Pictures excluded, return the lines below from the first through the line holding "const dashedMarker = 1690;".
↓
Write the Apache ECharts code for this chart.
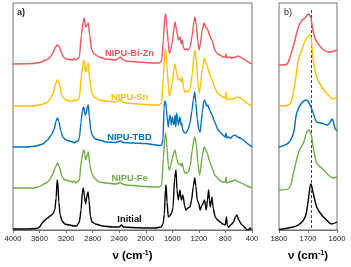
<!DOCTYPE html>
<html><head><meta charset="utf-8">
<script src="https://cdn.jsdelivr.net/npm/echarts@6/dist/echarts.min.js"></script>
<style>html,body{margin:0;padding:0;background:#fff}#c{width:351px;height:267px}</style>
</head><body><div id="c"></div>
<script>
// ---- data (wavenumber cm-1, relative absorbance in arbitrary units) ----
const seriesNames = ['NIPU-Bi-Zn','NIPU-Sn','NIPU-TBD','NIPU-Fe','Initial'];
const ticksA = [4000,3600,3200,2800,2400,2000,1600,1200,800,400];
const ticksB = [1800,1700,1600];
const dashedMarker = 1690;

const biZnA = [[4000,0],[3700,0.5],[3600,1.5],[3500,4],[3450,6],[3400,11],[3360,17],[3330,19],[3300,17],[3270,11],[3240,7],[3200,5],[3100,4],[3080,5.5],[3050,4],[3000,7],[2970,29],[2945,42],[2930,46],[2905,37],[2880,39],[2865,41],[2845,29],[2815,14],[2780,10],[2700,7],[2600,5],[2450,4],[2380,7],[2350,4.5],[2300,3],[2100,2],[1900,1],[1800,1],[1760,3],[1735,24],[1715,46],[1700,50],[1680,36],[1660,20],[1645,11],[1625,14],[1600,22],[1580,33],[1560,42],[1535,34],[1510,24],[1485,27],[1465,20],[1450,24],[1430,16],[1410,14],[1390,15],[1360,14],[1330,17],[1300,29],[1275,42],[1260,47],[1240,39],[1215,22],[1195,14],[1180,19],[1150,34],[1120,41],[1100,37],[1070,35],[1040,29],[1000,23],[960,14],[920,10],[880,9],[840,7],[800,7],[790,10],[780,6],[750,7],[700,6],[650,7],[610,8],[580,7],[530,5],[480,3],[430,1],[400,0]];
const snA = [[4000,0],[3700,0],[3600,1],[3500,3],[3450,6],[3400,12],[3360,22],[3330,26],[3300,22],[3270,12],[3240,8],[3200,6],[3150,5],[3100,5],[3080,6.5],[3050,5],[3000,8],[2970,30],[2945,42],[2930,46],[2905,34],[2880,40],[2865,43],[2845,28],[2815,13],[2780,9],[2700,6],[2600,5],[2450,4],[2380,6],[2350,4],[2300,3],[2100,2],[1900,1],[1800,1],[1760,3],[1735,30],[1715,52],[1700,57],[1680,40],[1660,20],[1645,10],[1625,14],[1600,25],[1580,36],[1560,42],[1535,33],[1510,26],[1485,27],[1465,24],[1450,29],[1430,18],[1410,14],[1390,15],[1360,14],[1330,18],[1300,32],[1275,50],[1260,56],[1240,45],[1215,24],[1195,13],[1180,18],[1150,37],[1120,48],[1100,44],[1070,39],[1040,32],[1000,26],[960,18],[920,13],[880,11],[840,9],[800,8],[790,14],[780,6],[750,7],[700,7],[650,8],[620,9],[580,8],[530,6],[480,3],[430,1],[400,0]];
const tbdA = [[4000,0],[3800,0],[3650,1],[3550,3],[3480,7],[3420,12],[3380,18],[3350,26],[3330,29],[3310,26],[3280,16],[3250,10],[3200,7],[3150,6],[3100,5],[3080,4],[3060,5],[3020,6],[3000,9],[2975,25],[2955,36],[2940,40],[2930,39],[2915,32],[2900,33],[2880,40],[2866,42],[2850,30],[2830,18],[2810,12],[2760,8],[2700,7],[2600,5],[2450,4.5],[2380,6],[2340,4.5],[2200,4],[2000,3.5],[1900,2.5],[1800,1.5],[1760,2],[1740,8],[1725,40],[1712,46],[1700,44],[1690,38],[1678,30],[1661,20],[1650,26],[1636,32],[1625,28],[1615,22],[1600,30],[1590,26],[1575,22],[1560,32],[1548,20],[1535,34],[1520,28],[1510,22],[1497,27],[1485,30],[1470,22],[1460,24],[1445,18],[1430,15],[1400,14],[1384,15],[1360,18],[1334,24],[1305,36],[1285,47],[1262,55],[1245,44],[1225,28],[1200,17],[1180,15],[1165,25],[1150,35],[1120,47],[1100,45],[1085,41],[1064,42],[1040,37],[1000,32],[975,27],[955,24],[920,18],[880,15],[840,12],[805,10],[790,14],[780,9],[760,10],[720,9],[690,11],[655,12],[620,10],[580,9],[530,7],[480,4],[440,2],[400,0]];
const feA = [[4000,0],[3700,0],[3620,1],[3500,5],[3450,8],[3400,14],[3360,21],[3330,25],[3300,21],[3270,13],[3240,9],[3200,8],[3150,7],[3100,6],[3080,7],[3050,5],[3000,8],[2970,28],[2945,36],[2930,38],[2905,28],[2880,33],[2865,36],[2845,24],[2815,15],[2780,10],[2700,6],[2600,5],[2450,4],[2380,5.5],[2350,4],[2300,3],[2100,2],[1900,1],[1800,1],[1760,3],[1735,30],[1715,50],[1700,55],[1680,40],[1660,22],[1645,18],[1625,22],[1600,30],[1580,35],[1560,38],[1535,30],[1510,24],[1485,24],[1465,22],[1450,25],[1430,18],[1410,15],[1384,15],[1360,16],[1330,22],[1300,38],[1275,48],[1260,51],[1240,44],[1215,25],[1190,13],[1180,15],[1150,32],[1120,41],[1100,39],[1070,34],[1040,27],[1000,20],[960,13],[920,10],[880,7],[840,6],[800,6],[790,11],[780,5],[750,6],[700,7],[655,8],[600,6],[530,4],[480,2],[430,1],[400,0]];
const initialA = [[4000,1],[3800,1],[3640,1.5],[3600,3],[3560,7],[3520,10],[3480,12],[3440,14],[3400,16],[3370,20],[3350,32],[3335,50],[3325,48],[3310,28],[3290,15],[3260,9],[3220,6],[3150,5],[3080,4],[3040,4],[3000,8],[2975,20],[2955,38],[2940,42],[2925,34],[2905,26],[2890,33],[2870,38],[2855,30],[2835,14],[2810,8],[2760,6],[2650,4],[2500,3],[2400,3],[2365,5],[2335,3],[2200,2.5],[2000,2],[1850,2],[1770,3],[1740,6],[1720,16],[1705,40],[1694,45],[1680,28],[1661,13],[1640,14],[1611,17],[1590,22],[1565,52],[1545,60],[1530,40],[1510,30],[1495,36],[1485,40],[1470,32],[1460,30],[1445,35],[1435,33],[1415,24],[1395,20],[1365,22],[1334,23],[1310,30],[1285,43],[1262,52],[1245,44],[1225,30],[1204,27],[1180,20],[1160,24],[1140,26],[1115,30],[1100,24],[1090,20],[1070,30],[1054,40],[1040,30],[1029,23],[1015,28],[1004,33],[985,22],[954,13],[920,10],[878,8],[840,6],[803,5],[785,13],[770,4],[752,3],[720,5],[677,8],[650,13],[627,15],[600,10],[552,5],[500,2],[477,0],[440,1],[427,2],[410,0],[400,0]];

const biZnB = [[1800,-1],[1775,-0.5],[1762,7],[1745,24],[1733,37],[1720,44],[1710,46],[1699,50],[1690,46],[1682,32],[1670,22],[1653,16],[1640,13],[1630,12],[1615,12.5],[1600,14]];
const snB = [[1800,0],[1775,0.5],[1760,3],[1745,23],[1733,46],[1722,56],[1705,68],[1693,71],[1682,46],[1670,29],[1653,19],[1630,11],[1613,7],[1600,9]];
const tbdB = [[1800,0],[1768,4],[1750,14],[1739,34],[1722,44],[1705,47],[1693,42],[1682,34],[1670,25],[1653,24],[1636,22],[1625,24],[1617,28],[1607,19],[1600,16]];
const feB = [[1800,-2],[1768,-1],[1750,15],[1733,35],[1716,45],[1699,58],[1690,55],[1682,41],[1670,25],[1653,20],[1630,13],[1613,10],[1600,11]];
const initialB = [[1800,0.5],[1768,2],[1733,5],[1710,13],[1699,30],[1690,46],[1682,37],[1670,23],[1653,15],[1636,10],[1619,6],[1600,8]];

// ---- presentation ----
const colors = ['#F2545B','#FFC000','#0070C0','#70AD47','#000000'];
const offsets = [166,124,83,42,0];
const labelAnchor = [[2245,177],[2245,133],[2245,93],[2245,52],[2245,11]];
const panelA = [biZnA, snA, tbdA, feA, initialA];
const panelB = [biZnB, snB, tbdB, feB, initialB];
const FONT = 'Liberation Sans, Arial, sans-serif';
const frame = '#707070';

const chart = echarts.init(document.getElementById('c'), null, {renderer:'canvas'});

function xAxisCfg(gridIndex, ticks){
  const mn = Math.min(...ticks), mx = Math.max(...ticks);
  return {
    type:'value', gridIndex, inverse:true, min:mn, max:mx, interval: ticks[0]-ticks[1],
    axisLine:{show:true, lineStyle:{color:frame, width:1}},
    axisTick:{show:true, inside:false, length:3, lineStyle:{color:frame}},
    splitLine:{show:false},
    axisLabel:{show:true, fontSize:7.6, color:'#222', margin:5, fontFamily:FONT, showMinLabel:true, showMaxLabel:true,
      formatter: v => String(v)},
    name:'{n|ν (cm}{s|-1}{n|)}', nameLocation:'middle', nameGap:20,
    nameTextStyle:{fontFamily:FONT, rich:{
      n:{fontSize:11.5, fontWeight:'bold', color:'#000', fontFamily:FONT},
      s:{fontSize:7, fontWeight:'bold', color:'#000', verticalAlign:'top', fontFamily:FONT}
    }}
  };
}
function yAxisCfg(gridIndex){
  return {type:'value', gridIndex, min:0, max:227, show:false};
}

const series = [];
panelA.forEach((arr,i)=>{
  series.push({
    type:'line', xAxisIndex:0, yAxisIndex:0, name:seriesNames[i],
    data: arr.map(p=>[p[0], p[1]+offsets[i]]),
    showSymbol:false, symbol:'none', smooth:0.2, smoothMonotone:'x',
    lineStyle:{color:colors[i], width:1.4}, z: 10-i,
    silent:true, animation:false,
    markPoint:{symbol:'circle', symbolSize:1, itemStyle:{color:'rgba(0,0,0,0)'}, silent:true, animation:false,
      label:{show:true, position:'inside', formatter:seriesNames[i], color:colors[i], fontWeight:'bold', fontSize:9.3, fontFamily:FONT},
      data:[{coord:labelAnchor[i]}]}
  });
});
panelB.forEach((arr,i)=>{
  const s = {
    type:'line', xAxisIndex:1, yAxisIndex:1, name:seriesNames[i]+' b',
    data: arr.map(p=>[p[0], p[1]+offsets[i]]),
    showSymbol:false, symbol:'none', smooth:0.35, lineStyle:{color:colors[i], width:1.4}, z: 10-i,
    silent:true, animation:false
  };
  if(i===4){
    s.markLine = {symbol:'none', silent:true, animation:false, label:{show:false},
      lineStyle:{type:[3,2], color:'#444', width:1},
      data:[[{coord:[dashedMarker,220]},{coord:[dashedMarker,0]}]]};
  }
  series.push(s);
});

chart.setOption({
  animation:false,
  backgroundColor:'#fff',
  grid:[
    {left:13, right:99, top:3, bottom:37, show:true, borderColor:frame, borderWidth:1, backgroundColor:'rgba(0,0,0,0)'},
    {left:279, right:14, top:3, bottom:37, show:true, borderColor:frame, borderWidth:1, backgroundColor:'rgba(0,0,0,0)'}
  ],
  xAxis:[xAxisCfg(0,ticksA), xAxisCfg(1,ticksB)],
  yAxis:[yAxisCfg(0), yAxisCfg(1)],
  graphic:[
    {type:'text', left:17, top:8, style:{text:'a)', fontSize:9, fontWeight:'bold', fill:'#222', fontFamily:FONT}},
    {type:'text', left:284, top:8, style:{text:'b)', fontSize:9, fill:'#222', fontFamily:FONT}}
  ],
  series
});
</script></body></html>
↑
Result of this task ::
Write the Apache ECharts code for this chart.
<!DOCTYPE html>
<html><head><meta charset="utf-8">
<script src="https://cdn.jsdelivr.net/npm/echarts@6/dist/echarts.min.js"></script>
<style>html,body{margin:0;padding:0;background:#fff}#c{width:351px;height:267px}</style>
</head><body><div id="c"></div>
<script>
// ---- data (wavenumber cm-1, relative absorbance in arbitrary units) ----
const seriesNames = ['NIPU-Bi-Zn','NIPU-Sn','NIPU-TBD','NIPU-Fe','Initial'];
const ticksA = [4000,3600,3200,2800,2400,2000,1600,1200,800,400];
const ticksB = [1800,1700,1600];
const dashedMarker = 1690;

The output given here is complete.